Azure supports Access control lists on a per endpoint basis.  Each endpoint on a server can have its on ACLs. This example shows an endpoint that is visible from a specific external network, from two Azure VLANs internal to this Azure subscription. All other systems are blocked.  The most restrictive policy should come last.  

Point to Site VPN 

A point to site VPN tunnel puts a non-Azure machine on a private network that is essentially inside Azure. You can think of it a as a virtual LAN card in the remote device that is connected to the Azure network. Machines connected via point to site have access to the back site (private) ports. Almost all MS Windows machines come with software to support this type of connectivity. Point to Site VPN connections happen through an Azure  Gateway that is created as part of a VLAN.  This is done via Powershell or via the Azure Management Portal.  

See this posting azure-point-to-site-vpn-private-access about how to set up Azure point-to-site connections.

Site to Site VPN

Office to Data Center and Data Center to Data Center connections are made through site to site connections.  This joins the two networks together and set up routes that give back side access to any Azure machine from any machine the remote site.  This also removes the need for individual machine VPN configuration.

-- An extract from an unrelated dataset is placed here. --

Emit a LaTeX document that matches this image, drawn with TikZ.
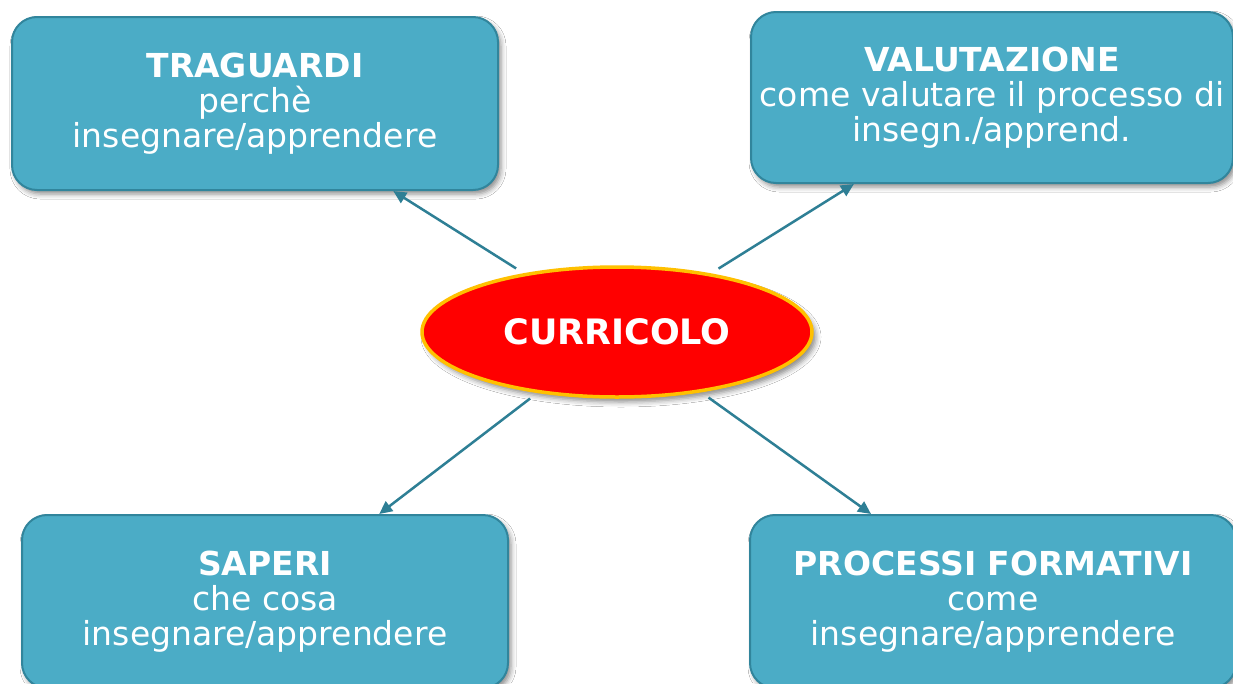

Site to Site connections happen through an Azure side  Gateway that is created as part of a VLAN.  THis is done via Powershell or via the Azure Management Portal.

See this posting azure-site-to-site-vpn-with-netgear about how to set up an Azure site-to-site connection using a NetGear VPN capable router.

Site to Site Security Implications

The Azure site-to-site bridge adds a second public facing network to your network with a it's set of public ports and services.  A corporation's internal network is only as secure as the least secure Azure machines.  

The diagram at left shows a potential attack path from the internet through an Azure machine, over the site-to-site tunnel and into the office LAN.

All administrative ports and non-public services must be protected through Azure ACLs

Wrap Up

This discussion applies to both IaaS virtual machines and PaaS services.